Каманте снова появился в моем доме пасхальным утром и протянул мне письмо из больницы, в котором говорилось, что он поправился, скорее всего, окончательно. Наверное, он знал, что сказано в письме, потому что внимательно наблюдал за выражением моего лица, пока я читала послание, хотя и не желал его обсуждать, так как его ум был занят более важными вещами. Каманте всегда отличало собранное, полное сдержанного достоинства поведение, к которому на сей раз примешивалось плохо скрываемое торжество.
Все африканцы привержены драматическим эффектам. Каманте тщательно забинтовал себе ноги до колен, приготовив мне сюрприз. Не вызывало сомнений, что важность момента он усматривает не в своей удаче, а в том удовольствии, которое собирался мне доставить. Он, видимо, помнил, как меня огорчала моя неспособность его вылечить, и понимал, что успех больничного лечения равен чуду. Он невыносимо медленно размотал бинты, и моему взору предстали здоровые гладкие ноги с чуть заметными рубцами.
Сполна насладившись в своей величественной манере моим изумлением и восторгом, он усугубил важность момента заявлением, что сделался христианином.
— Я теперь такой же, как ты, — сказал он и добавил, что неплохо было бы получить от меня рупию по случаю годовщины воскресения Христа.
Затем он отправился к своей родне. Его мать была вдовой и жила на дальнем конце фермы. Судя по ее дальнейшим рассказам, сын в тот день отступил от своих привычек и выложил ей все свои впечатления о чужом народе и об обращении с ним в больнице. Побыв в материнской хижине, он вернулся ко мне, словно уже не сомневался, что его место — при мне. С тех пор он прислуживал мне до тех пор, пока я не покинула его страну, то есть на протяжении двенадцати лет.
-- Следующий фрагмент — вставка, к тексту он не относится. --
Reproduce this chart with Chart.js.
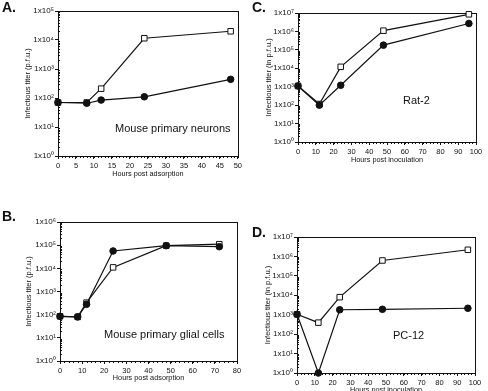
<!DOCTYPE html>
<html>
<head>
<meta charset="utf-8">
<script src="https://cdn.jsdelivr.net/npm/chart.js@4/dist/chart.umd.min.js"></script>
<style>
  html, body { margin: 0; padding: 0; background: #fff; }
  body { width: 488px; height: 391px; position: relative; overflow: hidden; font-family: "Liberation Sans", Arial, sans-serif; color: #111; }
  canvas { position: absolute; }
  .tag { position: absolute; font-weight: bold; font-size: 14px; line-height: 14px; }
  .note { position: absolute; font-size: 11px; line-height: 11px; white-space: nowrap; }
</style>
</head>
<body>
<canvas id="chartA" width="244" height="195" style="left:0;top:0"></canvas>
<canvas id="chartC" width="244" height="195" style="left:244px;top:0"></canvas>
<canvas id="chartB" width="244" height="196" style="left:0;top:195px"></canvas>
<canvas id="chartD" width="244" height="205" style="left:244px;top:195px"></canvas>

<div class="tag" style="left:2px;top:0px">A.</div>
<div class="tag" style="left:252px;top:0px">C.</div>
<div class="tag" style="left:2px;top:209px">B.</div>
<div class="tag" style="left:252px;top:225px">D.</div>

<div class="note" style="left:115px;top:123px">Mouse primary neurons</div>
<div class="note" style="left:403px;top:95px">Rat-2</div>
<div class="note" style="left:104px;top:329px">Mouse primary glial cells</div>
<div class="note" style="left:393px;top:330px">PC-12</div>

<script>
// A. mouse primary neurons
var hoursA = [0, 8, 12, 24, 48];
var neuronsOpen = [70, 70, 210, 11500, 20000];
var neuronsFilled = [70, 66, 85, 110, 440];

// B. mouse primary glial cells
var hoursB = [0, 8, 12, 24, 48, 72];
var glialOpen = [85, 80, 330, 11000, 95000, 110000];
var glialFilled = [85, 80, 280, 56000, 95000, 86000];

// C. Rat-2
var hoursC = [0, 12, 24, 48, 96];
var rat2Open = [1100, 115, 12000, 1100000, 8500000];
var rat2Filled = [1100, 100, 1200, 180000, 2700000];

// D. PC-12
var hoursD = [0, 12, 24, 48, 96];
var pc12Open = [1050, 390, 8000, 620000, 2200000];
var pc12Filled = [1050, 1, 1800, 1900, 2150];

var sup = ['\u2070', '\u00B9', '\u00B2', '\u00B3', '\u2074', '\u2075', '\u2076', '\u2077'];
var font = '"Liberation Sans", Arial, sans-serif';

function points(xs, ys) {
  return xs.map(function (x, i) { return { x: x, y: ys[i] }; });
}

// box round the plot plus the small minor tick marks
var frame = {
  id: 'frame',
  beforeDatasetsDraw: function (chart, args, opts) {
    var ctx = chart.ctx, a = chart.chartArea;
    var x = chart.scales.x, y = chart.scales.y;
    ctx.save();
    ctx.strokeStyle = '#111';
    ctx.lineWidth = 1;
    ctx.strokeRect(Math.round(a.left) + 0.5, Math.round(a.top) + 0.5,
      Math.round(a.right - a.left), Math.round(a.bottom - a.top));
    ctx.beginPath();
    for (var v = x.min; v <= x.max; v += opts.xMinor) {
      var px = Math.round(x.getPixelForValue(v)) + 0.5;
      ctx.moveTo(px, a.bottom);
      ctx.lineTo(px, a.bottom + 2);
    }
    var top = Math.round(Math.log10(y.max));
    for (var d = 0; d < top; d++) {
      for (var m = 2; m < 10; m++) {
        var py = Math.round(y.getPixelForValue(m * Math.pow(10, d))) + 0.5;
        ctx.moveTo(a.left, py);
        ctx.lineTo(a.left + 2, py);
      }
    }
    ctx.stroke();
    ctx.restore();
  }
};

function makeChart(id, p) {
  return new Chart(document.getElementById(id), {
    type: 'line',
    data: {
      datasets: [{
        data: points(p.hours, p.filled),
        borderColor: '#111',
        backgroundColor: '#111',
        borderWidth: 1.2,
        pointStyle: 'circle',
        pointRadius: 3.3,
        pointBorderWidth: 1,
        clip: false
      }, {
        data: points(p.hours, p.open),
        borderColor: '#111',
        backgroundColor: '#fff',
        borderWidth: 1.2,
        pointStyle: 'rect',
        pointRadius: 3.9,
        pointBorderWidth: 1,
        clip: false
      }]
    },
    options: {
      responsive: false,
      animation: false,
      layout: { padding: p.pad },
      plugins: {
        legend: { display: false },
        tooltip: { enabled: false },
        frame: { xMinor: p.xMinor }
      },
      scales: {
        x: {
          type: 'linear',
          min: 0,
          max: p.xMax,
          afterFit: function (s) { s.height = p.xH; },
          grid: { drawOnChartArea: false, tickLength: 3, color: '#111' },
          border: { color: '#111' },
          ticks: { stepSize: p.xStep, padding: 2, color: '#111', maxRotation: 0, font: { family: font, size: 7.5 } },
          title: { display: true, text: p.xTitle, color: '#111', padding: 0, font: { family: font, size: 7.3 } }
        },
        y: {
          type: 'logarithmic',
          min: 1,
          max: p.yMax,
          afterFit: function (s) { s.width = p.yW; },
          afterBuildTicks: function (s) {
            var t = [];
            for (var e = 0; Math.pow(10, e) <= p.yMax; e++) t.push({ value: Math.pow(10, e) });
            s.ticks = t;
          },
          grid: { drawOnChartArea: false, tickLength: 3, color: '#111' },
          border: { color: '#111' },
          ticks: {
            padding: 1,
            color: '#111',
            font: { family: font, size: 8 },
            callback: function (value) {
              return '1x10' + sup[Math.round(Math.log10(value))];
            }
          },
          title: { display: true, text: p.yTitle, color: '#111', padding: 0, font: { family: font, size: 7.5 } }
        }
      }
    },
    plugins: [frame]
  });
}

var chartA = makeChart('chartA', {
  hours: hoursA, open: neuronsOpen, filled: neuronsFilled,
  xMax: 50, xStep: 5, xMinor: 1, yMax: 1e5,
  xTitle: 'Hours post adsorption', yTitle: 'Infectious titer (p.f.u.)',
  pad: { left: 23, top: 11, right: 6, bottom: 17 }, yW: 35, xH: 22
});

var chartC = makeChart('chartC', {
  hours: hoursC, open: rat2Open, filled: rat2Filled,
  xMax: 100, xStep: 10, xMinor: 2, yMax: 1e7,
  xTitle: 'Hours post inoculation', yTitle: 'Infectious titer (in p.f.u.)',
  pad: { left: 20, top: 13, right: 12, bottom: 31 }, yW: 34, xH: 22
});

var chartB = makeChart('chartB', {
  hours: hoursB, open: glialOpen, filled: glialFilled,
  xMax: 80, xStep: 10, xMinor: 2, yMax: 1e6,
  xTitle: 'Hours post adsorption', yTitle: 'Infectious titer (p.f.u.)',
  pad: { left: 24, top: 27, right: 7, bottom: 9 }, yW: 36, xH: 21
});

var chartD = makeChart('chartD', {
  hours: hoursD, open: pc12Open, filled: pc12Filled,
  xMax: 100, xStep: 10, xMinor: 2, yMax: 1e7,
  xTitle: 'Hours post inoculation', yTitle: 'Infectious titer (in p.f.u.)',
  pad: { left: 19, top: 42, right: 13, bottom: 6 }, yW: 34, xH: 21
});
</script>
</body>
</html>
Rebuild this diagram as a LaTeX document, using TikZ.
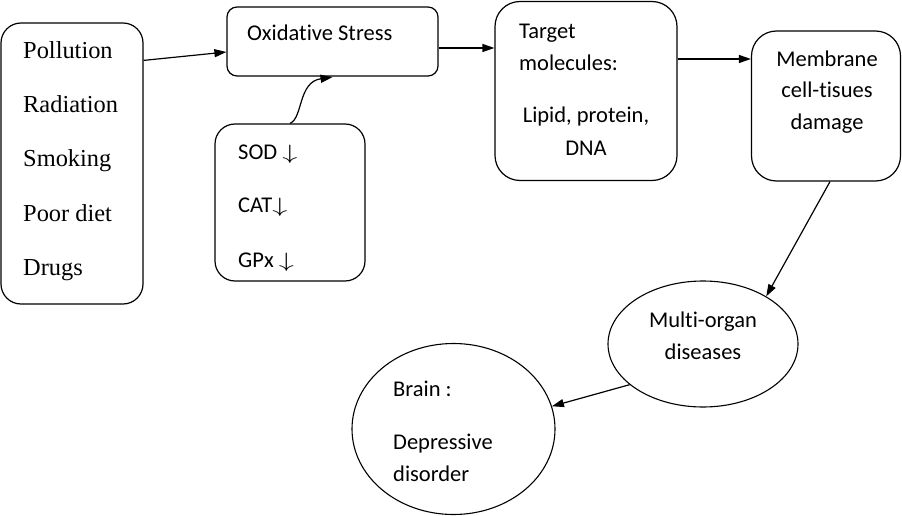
\documentclass[tikz,border=0pt]{standalone}
\usepackage{graphicx}
\usepackage{fontspec}
\setmainfont[Ligatures={CommonOff,ContextualOff,RequiredOff},Contextuals=AlternateOff]{Carlito}
\newfontfamily\seriffont{Liberation Serif}
\usetikzlibrary{arrows.meta,calc,shapes.geometric}
\tikzset{
  box/.style={draw, line width=1.2pt, rectangle, inner sep=0pt},
  oval/.style={draw, line width=1.1pt, ellipse, inner sep=0pt},
  lbl/.style={anchor=base west, inner sep=0pt, font=\fontsize{22.5}{26}\selectfont},
  clbl/.style={anchor=base, inner sep=0pt, font=\fontsize{22.5}{26}\selectfont},
  slbl/.style={anchor=base west, inner sep=0pt, font=\seriffont\fontsize{24.4}{28}\selectfont},
  arr/.style={line width=1.2pt, -{Triangle[length=12pt,width=8pt]}},
}
\newcommand{\dn}{{\fontsize{20}{22}\selectfont\scalebox{1.45}[1]{$\downarrow$}}}
\newcommand{\nl}{\kern0pt}
\begin{document}
\begin{tikzpicture}[x=1pt,y=-1pt]
\useasboundingbox (0,0) rectangle (902,516);
% shapes
\node[box, rounded corners=20pt, minimum width=142pt, minimum height=281pt] (left) at (72,163.5) {};
\node[box, rounded corners=10pt, minimum width=211pt, minimum height=69pt] (ox) at (332.5,41.5) {};
\node[box, rounded corners=20pt, minimum width=150pt, minimum height=157pt] (sod) at (290,202.5) {};
\node[box, rounded corners=25pt, minimum width=182pt, minimum height=179pt] (tgt) at (586,91) {};
\node[box, rounded corners=25pt, minimum width=149pt, minimum height=150pt] (mem) at (826,106) {};
\node[oval, minimum width=190pt, minimum height=126pt] (multi) at (703,344) {};
\node[oval, minimum width=203pt, minimum height=171pt] (brain) at (453.5,429) {};
% texts
\node[slbl] (t1) at (23,59) {Pollution};
\node[slbl] (t2) at (23,113) {Radiation};
\node[slbl] (t3) at (23,167) {Smoking};
\node[slbl] (t4) at (23,221) {Poor diet};
\node[slbl] (t5) at (23,275) {Drugs};
\node[lbl] (oxt) at (247,41) {Oxidat\nl ive Stress};
\node[lbl] (s1) at (238,160) {SOD \dn};
\node[lbl] (s2) at (238,212) {CAT\dn};
\node[lbl] (s3) at (238,267) {GPx \dn};
\node[lbl] (g1) at (519,39) {Target};
\node[lbl] (g2) at (519,71) {molecules:};
\node[clbl] (g3) at (586,123) {Lipid, protein,};
\node[clbl] (g4) at (586,156) {DNA};
\node[clbl] (m1) at (827,67) {Membrane};
\node[clbl] (m2) at (827,98) {cell-t\nl isues};
\node[clbl] (m3) at (827,130) {damage};
\node[clbl] (u1) at (703,327) {Mult\nl i-organ};
\node[clbl] (u2) at (703,359) {diseases};
\node[lbl] (b1) at (393,396) {Brain :};
\node[lbl] (b2) at (393,449) {Depressive};
\node[lbl] (b3) at (393,481) {disorder};
% connectors
\draw[arr] ($(left.north east)+(0,38)$) -- ($(ox.west)+(0,10.5)$);
\draw[arr] (sod.north) .. controls (303,118) and (298,82) .. ($(ox.south)+(0,0.5)$);
\draw[arr] ($(ox.east)+(0,6.5)$) -- ($(tgt.west)+(0,-43)$);
\draw[arr] ($(tgt.east)+(0,-32)$) -- ($(mem.west)+(0,-47)$);
\draw[arr] ($(mem.south)+(4,0)$) -- (multi.37);
\draw[arr] (multi.209) -- (brain.13);
\end{tikzpicture}
\end{document}
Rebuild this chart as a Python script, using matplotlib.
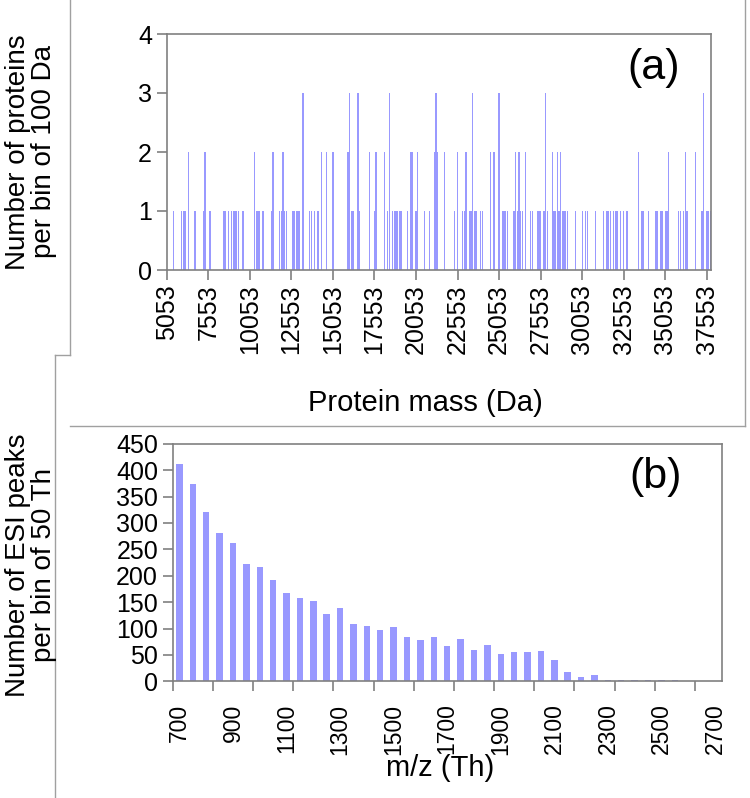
import matplotlib
matplotlib.use("Agg")
import matplotlib.pyplot as plt
from matplotlib.lines import Line2D

plt.rcParams['font.family'] = ['Liberation Sans', 'DejaVu Sans']

# ---------------- data: panel (a) ----------------
# protein mass bins (Da, bin of 100 Da starting at 5053) that hold at least one protein
protein_mass = [
    5053, 5453, 5953, 6053, 6153, 6353, 6753, 7253, 7353, 7653, 8453, 8553, 8753, 8953, 9053,
    9153, 9253, 9353, 9653,
    10353, 10453, 10553, 10653, 10853, 11353, 11453, 11853, 11953, 12053, 12153, 12253, 12653,
    12753, 12853, 12953, 13053, 13253, 13653, 13753, 13953, 14153, 14353, 14653, 15053,
    15953, 16053, 16153, 16253, 16553, 16653, 17253, 17553, 17653, 18153, 18353, 18453, 18653,
    18753, 18853, 18953, 19053, 19153, 19553, 19753, 19853, 20053, 20153, 20553, 20853, 21153,
    21253, 21353,
    21753, 22353, 22553, 22853, 22953, 23053, 23253, 23353, 23453, 23553, 23653, 23953, 24053,
    24553, 24753, 25053, 25253, 25353, 25453, 25553, 25953, 26053, 26153, 26253, 26353, 26453,
    26653, 26953, 27053, 27353, 27453, 27553, 27753, 27853, 27953, 28253, 28353, 28453, 28553,
    28653, 28753, 28853, 28953, 29053, 29153, 29653, 30053, 30253, 30353, 30853, 31353, 31553,
    31653, 31753, 31953, 32053, 32153, 32353, 32553, 32753, 33453, 33653, 33753, 34053, 34453,
    34553, 34753, 34853, 35053, 35153, 35253, 35853, 35953, 36153, 36253, 36353, 36853, 37253,
    37353, 37553, 37653, 37753,
]
protein_count = [
    4, 1, 1, 1, 1, 2, 1, 1, 2, 1, 1, 1, 1, 1, 1,
    1, 1, 1, 1,
    2, 1, 1, 1, 1, 1, 2, 1, 1, 2, 1, 1, 1,
    1, 1, 1, 1, 3, 1, 1, 1, 1, 2, 2, 2,
    2, 3, 1, 1, 3, 1, 2, 1, 2, 2, 1, 3, 1,
    1, 1, 1, 1, 1, 1, 2, 2, 1, 2, 1, 1, 2,
    3, 2,
    2, 1, 2, 1, 1, 2, 1, 1, 3, 1, 1, 1, 1,
    2, 2, 3, 1, 1, 1, 1, 1, 2, 1, 2, 1, 1,
    2, 1, 1, 1, 1, 1, 1, 3, 1, 2, 1, 1, 2,
    1, 2, 1, 1, 1, 1, 1, 1, 1, 1, 1, 1, 1,
    1, 1, 1, 1, 1, 1, 1, 1, 2, 1, 1, 1, 1,
    1, 1, 1, 1, 1, 2, 1, 1, 1, 2, 1, 2, 1,
    3, 1, 1, 1,
]
mass_ticks = [5053, 7553, 10053, 12553, 15053, 17553, 20053, 22553, 25053,
              27553, 30053, 32553, 35053, 37553]

# ---------------- data: panel (b) ----------------
mz_bins = [700, 750, 800, 850, 900, 950, 1000, 1050, 1100, 1150, 1200, 1250, 1300, 1350,
           1400, 1450, 1500, 1550, 1600, 1650, 1700, 1750, 1800, 1850, 1900, 1950, 2000,
           2050, 2100, 2150, 2200, 2250, 2300, 2350, 2400, 2450, 2500, 2550, 2600, 2650, 2700]
esi_peaks = [412, 373, 320, 280, 261, 223, 217, 191, 167, 158, 153, 127, 138, 108,
             105, 98, 103, 83, 79, 83, 66, 81, 59, 68, 52, 55, 55,
             57, 40, 18, 8, 11, 2, 2, 2, 2, 2, 2, 0, 0, 0]
mz_labels = [700, 900, 1100, 1300, 1500, 1700, 1900, 2100, 2300, 2500, 2700]
esi_yticks = [0, 50, 100, 150, 200, 250, 300, 350, 400, 450]

BAR = '#9999ff'
GREY = '#808080'
W, H = 750, 798

fig = plt.figure(figsize=(7.5, 7.98), dpi=100)


def fx(x):
    return x / W


def fy(y):
    return 1 - y / H


# outer frames of the two pasted chart objects
for (x0, y0, x1, y1) in [(70, 0, 70, 355), (55, 355, 70, 355), (55, 355, 55, 798),
                         (70, 426, 745, 426), (745, 0, 745, 426)]:
    fig.add_artist(Line2D([fx(x0), fx(x1)], [fy(y0), fy(y1)], color='#a0a0a0', lw=1))

# ---------------- panel (a) ----------------
ax1 = fig.add_axes([fx(166.7), fy(270), 544 / W, 236 / H])
ax1.bar(protein_mass, protein_count, width=80, color=BAR, linewidth=0)
ax1.set_xlim(5053, 5053 + 100 * 327.3)
ax1.set_ylim(0, 4)
ax1.set_yticks([0, 1, 2, 3, 4])
ax1.set_xticks(mass_ticks)
ax1.set_xticklabels([str(m) for m in mass_ticks], rotation=90)
ax1.text(0.896, 0.856, '(a)', transform=ax1.transAxes, fontsize=31,
         ha='center', va='center')

# ---------------- panel (b) ----------------
ax2 = fig.add_axes([fx(172.7), fy(681.3), 549 / W, 237.6 / H])
xpos = list(range(len(mz_bins)))
ax2.bar(xpos, esi_peaks, width=0.48, color=BAR, linewidth=0)
ax2.set_xlim(-0.5, len(mz_bins) - 0.5)
ax2.set_ylim(0, 450)
ax2.set_yticks(esi_yticks)
ax2.set_xticks([i - 0.5 for i in range(0, len(mz_bins), 3)])
ax2.set_xticklabels([])
ax2.set_xticks([mz_bins.index(v) for v in mz_labels], minor=True)
ax2.set_xticklabels([str(v) for v in mz_labels], minor=True, rotation=90)
ax2.tick_params(axis='x', which='minor', length=0, pad=16)
ax2.text(0.88, 0.86, '(b)', transform=ax2.transAxes, fontsize=31,
         ha='center', va='center')

for ax in (ax1, ax2):
    for s in ax.spines.values():
        s.set_color(GREY)
        s.set_linewidth(1.2)
    ax.tick_params(which='major', direction='out', length=7, width=1.2, color=GREY)
    ax.tick_params(axis='y', labelsize=18)
ax1.tick_params(axis='x', labelsize=18)
ax2.tick_params(axis='x', which='both', labelsize=16.5)

# axis titles
fig.text(fx(31), fy(152), 'Number of proteins\nper bin of 100 Da', rotation=90,
         ha='center', va='center', fontsize=20, linespacing=1.0)
fig.text(fx(425), fy(403), 'Protein mass (Da)', ha='center', va='center', fontsize=21)
fig.text(fx(31), fy(565), 'Number of ESI peaks\nper bin of 50 Th', rotation=90,
         ha='center', va='center', fontsize=20, linespacing=1.0)
fig.text(fx(440), fy(768), 'm/z (Th)', ha='center', va='center', fontsize=21)

fig.savefig('out.png', dpi=100, facecolor='white')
При первой встрече Каманте можно было принять за шестилетнего ребенка, однако у него был брат, выглядевший на восемь лет; оба соглашались, что Каманте — старший. Видимо, у него случилась задержка роста, вызванная длительной хворью. На самом деле ему было тогда лет девять. С тех пор он вытянулся, но все равно походил на карлика или уродца, хотя нельзя было толком сказать, что конкретно делало его таким. Со временем его заостренное личико округлилось, он без труда ходил и вообще двигался, и лично я даже считала его миловидным, хотя я, видимо, была к нему пристрастна, так как приложила руку к изменению его облика. Ноги у него навсегда остались тоненькими, как спички.
Это была фантастическая фигура: глядя на него, хотелось то смеяться, то плакать. Подправив лишь самую малость, его можно было бы усадить среди горгулий на карниз собора Нотр-Дам в Париже. При этом в нем оставался свет жизни; на полотне живописца он оказался бы светлым пятном. К тому же он придавал моему дому живописности. Он никогда не отличался здравым рассудком, вернее, человека с таким поведением, но с белой кожей, называли бы завзятым эксцентриком.
Ему была свойственна задумчивость. Видимо, долгие годы страданий приучили его к размышлениям и к собственным выводам по любому поводу. Он был полностью погружен в свою жизнь и проявлял крайнюю нелюдимость. Даже делая то же самое, что остальные люди, он умудрялся делать это по-своему.